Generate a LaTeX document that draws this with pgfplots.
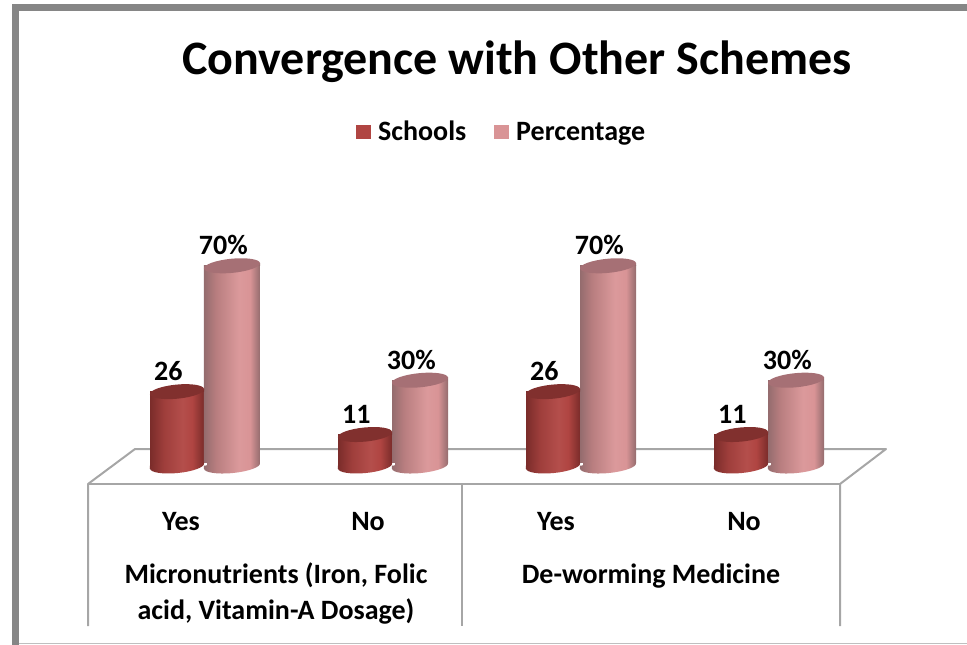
\documentclass[border=0pt]{standalone}
\usepackage{fontspec}
\setmainfont{Carlito}
\usepackage{pgfplots}
\pgfplotsset{compat=1.18}
\usepackage{xcolor}
\definecolor{framegray}{HTML}{868686}
\definecolor{linegray}{HTML}{A6A6A6}
\definecolor{schoolsmain}{HTML}{B04542}
\definecolor{pctmain}{HTML}{D99496}
\definecolor{schoolscap}{HTML}{81302E}
\definecolor{pctcap}{HTML}{A67075}
\definecolor{schoolsedge}{HTML}{7A2C2A}
\definecolor{pctedge}{HTML}{946C6E}

% stops sit between 25bp and 75bp, which is the part that covers the path
\pgfdeclarehorizontalshading{schoolsside}{100bp}{color(0bp)=(schoolsedge); color(25bp)=(schoolsedge); color(38bp)=(schoolsmain!90!black); color(55bp)=(schoolsmain!95!white); color(64bp)=(schoolsmain); color(75bp)=(schoolsedge); color(100bp)=(schoolsedge)}
\pgfdeclarehorizontalshading{pctside}{100bp}{color(0bp)=(pctedge); color(25bp)=(pctedge); color(36bp)=(pctmain!85!black); color(56bp)=(pctmain!95!white); color(66bp)=(pctmain); color(75bp)=(pctedge); color(100bp)=(pctedge)}

% plain pgf in the marks: a tikz (0,0) in an axis would mean axis cs
\newcommand{\capmark}[3]{%
  \pgfsetfillcolor{#3}%
  \pgfpathmoveto{\pgfqpoint{#1}{0pt}}\pgfpathlineto{\pgfqpoint{#1}{2.1pt}}\pgfpathlineto{\pgfqpoint{16pt}{0pt}}\pgfpathclose
  \pgfusepathqfill
  \pgfsetfillcolor{#2}%
  \pgftransformrotate{5.5}%
  \pgfpathellipse{\pgfpointorigin}{\pgfqpoint{#1}{0pt}}{\pgfqpoint{0pt}{5.3pt}}%
  \pgfusepathqfill}
% drawn after the bar: white hides its square right corner, the left one gets a sliver
\newcommand{\basemark}[3]{%
  \pgfsetfillcolor{white}%
  \pgfpathrectangle{\pgfqpoint{10pt}{-0.6pt}}{\pgfqpoint{12.5pt}{3pt}}%
  \pgfusepathqfill
  \pgfsetfillcolor{#3}%
  \pgfpathmoveto{\pgfqpoint{-#1}{0.2pt}}\pgfpathlineto{\pgfqpoint{-#1}{-2.1pt}}\pgfpathlineto{\pgfqpoint{-15pt}{0.2pt}}\pgfpathclose
  \pgfusepathqfill
  \pgftransformrotate{5.5}%
  \pgfpathellipse{\pgfpointorigin}{\pgfqpoint{#1}{0pt}}{\pgfqpoint{0pt}{5.3pt}}%
  \pgfshadepath{#2}{0}%
  \pgfusepath{discard}}
\pgfdeclareplotmark{schoolstop}{\capmark{20.4pt}{schoolscap}{schoolsedge}}
\pgfdeclareplotmark{pcttop}{\capmark{21.1pt}{pctcap}{pctedge}}
\pgfdeclareplotmark{schoolsbase}{\basemark{20.4pt}{schoolsside}{schoolsedge}}
\pgfdeclareplotmark{pctbase}{\basemark{21.1pt}{pctside}{pctedge}}

\pgfplotsset{
  schoolsbar/.style={ybar, bar width=40.5pt, bar shift=0pt, draw=none, fill=none, shade, shading=schoolsside,
    mark=schoolstop, nodes near coords},
  pctbar/.style={ybar, bar width=42pt, bar shift=0pt, draw=none, fill=none, shade, shading=pctside,
    mark=pcttop, nodes near coords={\pgfmathprintnumber{\pgfplotspointmeta}\%}},
}
\newcommand{\swatch}[1]{%
  \pgfsetfillcolor{#1}%
  \pgfpathrectangle{\pgfqpoint{0pt}{-5.6pt}}{\pgfqpoint{11.2pt}{11.2pt}}%
  \pgfusepathqfill}

\begin{document}
\begin{tikzpicture}[x=0.75pt,y=-0.75pt]
  \path[use as bounding box] (0,0) rectangle (967,645);
  % window frame
  \fill[framegray] (12,4) rectangle (19,645);
  \fill[framegray] (12,4) rectangle (967,11);
  \draw[black!25,line width=0.8pt] (19,643.5) -- (967,643.5);
  % floor and the table under it
  \draw[linegray,line width=1.5pt,line join=round] (88,626) -- (88,484) -- (135,449) -- (886,449) -- (840,484) -- (840,626);
  \draw[linegray,line width=1.5pt] (88,484) -- (840,484);
  \draw[linegray,line width=1.5pt] (462,484) -- (462,626);
  % title and category names
  \node[font=\bfseries\fontsize{36pt}{40pt}\selectfont] at (517,62) {Convergence with Other Schemes};
  \begin{scope}[every node/.style={font=\bfseries\fontsize{21pt}{24pt}\selectfont,inner sep=0pt}]
    \node[anchor=base] at (181,530) {Yes};
    \node[anchor=base] at (368,530) {No};
    \node[anchor=base] at (556,530) {Yes};
    \node[anchor=base] at (744,530) {No};
    \node[anchor=base] at (276,583) {Micronutrients (Iron, Folic};
    \node[anchor=base] at (276,619) {acid, Vitamin-A Dosage)};
    \node[anchor=base] at (651,583) {De-worming Medicine};
  \end{scope}
  \begin{axis}[
    at={(0,0)}, anchor=north west,
    scale only axis,
    width=725.25pt, height=483.75pt,
    xmin=-1.0851, xmax=4.0585,
    ymin=-62.59, ymax=162.94,
    hide axis,
    clip=false,
    /pgf/number format/assume math mode=true,
    every node near coord/.style={font=\bfseries\fontsize{21pt}{24pt}\selectfont,inner sep=0pt,anchor=south,xshift=-6.5pt,yshift=7.8pt},
    legend columns=2,
    legend style={
      at={(rel axis cs:0.5192,0.7953)}, anchor=center,
      draw=none, fill=none,
      font=\bfseries\fontsize{21pt}{24pt}\selectfont,
      /tikz/every even column/.append style={column sep=19pt},
      /tikz/every odd column/.append style={column sep=3.25pt},
    },
    legend cell align=left,
  ]
    % Schools
    \addplot[schoolsbar, legend image code/.code={\swatch{schoolsmain}}] coordinates {(-0.1436,26)};
    \addlegendentry{Schools}
    \addplot[schoolsbar, forget plot] coordinates {(0.8564,11)};
    \addplot[schoolsbar, forget plot] coordinates {(1.8564,26)};
    \addplot[schoolsbar, forget plot] coordinates {(2.8564,11)};
    \addplot[only marks, mark=schoolsbase, forget plot] coordinates {
      (-0.1436,0) (0.8564,0) (1.8564,0) (2.8564,0)
    };
    % Percentage
    \addplot[pctbar, legend image code/.code={\swatch{pctmain}}] coordinates {(0.1489,70)};
    \addlegendentry{Percentage}
    \addplot[pctbar, forget plot] coordinates {(1.1489,30)};
    \addplot[pctbar, forget plot] coordinates {(2.1489,70)};
    \addplot[pctbar, forget plot] coordinates {(3.1489,30)};
    \addplot[only marks, mark=pctbase, forget plot] coordinates {
      (0.1489,0) (1.1489,0) (2.1489,0) (3.1489,0)
    };
  \end{axis}
\end{tikzpicture}
\end{document}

== Objective ==
Please write out all the data again word for word, but not the pictures.

== Exercise solution ==
Generate a LaTeX document that draws this with pgfplots.
\documentclass[border=0pt]{standalone}
\usepackage{fontspec}
\setmainfont{Carlito}
\usepackage{pgfplots}
\pgfplotsset{compat=1.18}
\usepackage{xcolor}
\definecolor{framegray}{HTML}{868686}
\definecolor{linegray}{HTML}{A6A6A6}
\definecolor{schoolsmain}{HTML}{B04542}
\definecolor{pctmain}{HTML}{D99496}
\definecolor{schoolscap}{HTML}{81302E}
\definecolor{pctcap}{HTML}{A67075}
\definecolor{schoolsedge}{HTML}{7A2C2A}
\definecolor{pctedge}{HTML}{946C6E}

% stops sit between 25bp and 75bp, which is the part that covers the path
\pgfdeclarehorizontalshading{schoolsside}{100bp}{color(0bp)=(schoolsedge); color(25bp)=(schoolsedge); color(38bp)=(schoolsmain!90!black); color(55bp)=(schoolsmain!95!white); color(64bp)=(schoolsmain); color(75bp)=(schoolsedge); color(100bp)=(schoolsedge)}
\pgfdeclarehorizontalshading{pctside}{100bp}{color(0bp)=(pctedge); color(25bp)=(pctedge); color(36bp)=(pctmain!85!black); color(56bp)=(pctmain!95!white); color(66bp)=(pctmain); color(75bp)=(pctedge); color(100bp)=(pctedge)}

% plain pgf in the marks: a tikz (0,0) in an axis would mean axis cs
\newcommand{\capmark}[3]{%
  \pgfsetfillcolor{#3}%
  \pgfpathmoveto{\pgfqpoint{#1}{0pt}}\pgfpathlineto{\pgfqpoint{#1}{2.1pt}}\pgfpathlineto{\pgfqpoint{16pt}{0pt}}\pgfpathclose
  \pgfusepathqfill
  \pgfsetfillcolor{#2}%
  \pgftransformrotate{5.5}%
  \pgfpathellipse{\pgfpointorigin}{\pgfqpoint{#1}{0pt}}{\pgfqpoint{0pt}{5.3pt}}%
  \pgfusepathqfill}
% drawn after the bar: white hides its square right corner, the left one gets a sliver
\newcommand{\basemark}[3]{%
  \pgfsetfillcolor{white}%
  \pgfpathrectangle{\pgfqpoint{10pt}{-0.6pt}}{\pgfqpoint{12.5pt}{3pt}}%
  \pgfusepathqfill
  \pgfsetfillcolor{#3}%
  \pgfpathmoveto{\pgfqpoint{-#1}{0.2pt}}\pgfpathlineto{\pgfqpoint{-#1}{-2.1pt}}\pgfpathlineto{\pgfqpoint{-15pt}{0.2pt}}\pgfpathclose
  \pgfusepathqfill
  \pgftransformrotate{5.5}%
  \pgfpathellipse{\pgfpointorigin}{\pgfqpoint{#1}{0pt}}{\pgfqpoint{0pt}{5.3pt}}%
  \pgfshadepath{#2}{0}%
  \pgfusepath{discard}}
\pgfdeclareplotmark{schoolstop}{\capmark{20.4pt}{schoolscap}{schoolsedge}}
\pgfdeclareplotmark{pcttop}{\capmark{21.1pt}{pctcap}{pctedge}}
\pgfdeclareplotmark{schoolsbase}{\basemark{20.4pt}{schoolsside}{schoolsedge}}
\pgfdeclareplotmark{pctbase}{\basemark{21.1pt}{pctside}{pctedge}}

\pgfplotsset{
  schoolsbar/.style={ybar, bar width=40.5pt, bar shift=0pt, draw=none, fill=none, shade, shading=schoolsside,
    mark=schoolstop, nodes near coords},
  pctbar/.style={ybar, bar width=42pt, bar shift=0pt, draw=none, fill=none, shade, shading=pctside,
    mark=pcttop, nodes near coords={\pgfmathprintnumber{\pgfplotspointmeta}\%}},
}
\newcommand{\swatch}[1]{%
  \pgfsetfillcolor{#1}%
  \pgfpathrectangle{\pgfqpoint{0pt}{-5.6pt}}{\pgfqpoint{11.2pt}{11.2pt}}%
  \pgfusepathqfill}

\begin{document}
\begin{tikzpicture}[x=0.75pt,y=-0.75pt]
  \path[use as bounding box] (0,0) rectangle (967,645);
  % window frame
  \fill[framegray] (12,4) rectangle (19,645);
  \fill[framegray] (12,4) rectangle (967,11);
  \draw[black!25,line width=0.8pt] (19,643.5) -- (967,643.5);
  % floor and the table under it
  \draw[linegray,line width=1.5pt,line join=round] (88,626) -- (88,484) -- (135,449) -- (886,449) -- (840,484) -- (840,626);
  \draw[linegray,line width=1.5pt] (88,484) -- (840,484);
  \draw[linegray,line width=1.5pt] (462,484) -- (462,626);
  % title and category names
  \node[font=\bfseries\fontsize{36pt}{40pt}\selectfont] at (517,62) {Convergence with Other Schemes};
  \begin{scope}[every node/.style={font=\bfseries\fontsize{21pt}{24pt}\selectfont,inner sep=0pt}]
    \node[anchor=base] at (181,530) {Yes};
    \node[anchor=base] at (368,530) {No};
    \node[anchor=base] at (556,530) {Yes};
    \node[anchor=base] at (744,530) {No};
    \node[anchor=base] at (276,583) {Micronutrients (Iron, Folic};
    \node[anchor=base] at (276,619) {acid, Vitamin-A Dosage)};
    \node[anchor=base] at (651,583) {De-worming Medicine};
  \end{scope}
  \begin{axis}[
    at={(0,0)}, anchor=north west,
    scale only axis,
    width=725.25pt, height=483.75pt,
    xmin=-1.0851, xmax=4.0585,
    ymin=-62.59, ymax=162.94,
    hide axis,
    clip=false,
    /pgf/number format/assume math mode=true,
    every node near coord/.style={font=\bfseries\fontsize{21pt}{24pt}\selectfont,inner sep=0pt,anchor=south,xshift=-6.5pt,yshift=7.8pt},
    legend columns=2,
    legend style={
      at={(rel axis cs:0.5192,0.7953)}, anchor=center,
      draw=none, fill=none,
      font=\bfseries\fontsize{21pt}{24pt}\selectfont,
      /tikz/every even column/.append style={column sep=19pt},
      /tikz/every odd column/.append style={column sep=3.25pt},
    },
    legend cell align=left,
  ]
    % Schools
    \addplot[schoolsbar, legend image code/.code={\swatch{schoolsmain}}] coordinates {(-0.1436,26)};
    \addlegendentry{Schools}
    \addplot[schoolsbar, forget plot] coordinates {(0.8564,11)};
    \addplot[schoolsbar, forget plot] coordinates {(1.8564,26)};
    \addplot[schoolsbar, forget plot] coordinates {(2.8564,11)};
    \addplot[only marks, mark=schoolsbase, forget plot] coordinates {
      (-0.1436,0) (0.8564,0) (1.8564,0) (2.8564,0)
    };
    % Percentage
    \addplot[pctbar, legend image code/.code={\swatch{pctmain}}] coordinates {(0.1489,70)};
    \addlegendentry{Percentage}
    \addplot[pctbar, forget plot] coordinates {(1.1489,30)};
    \addplot[pctbar, forget plot] coordinates {(2.1489,70)};
    \addplot[pctbar, forget plot] coordinates {(3.1489,30)};
    \addplot[only marks, mark=pctbase, forget plot] coordinates {
      (0.1489,0) (1.1489,0) (2.1489,0) (3.1489,0)
    };
  \end{axis}
\end{tikzpicture}
\end{document}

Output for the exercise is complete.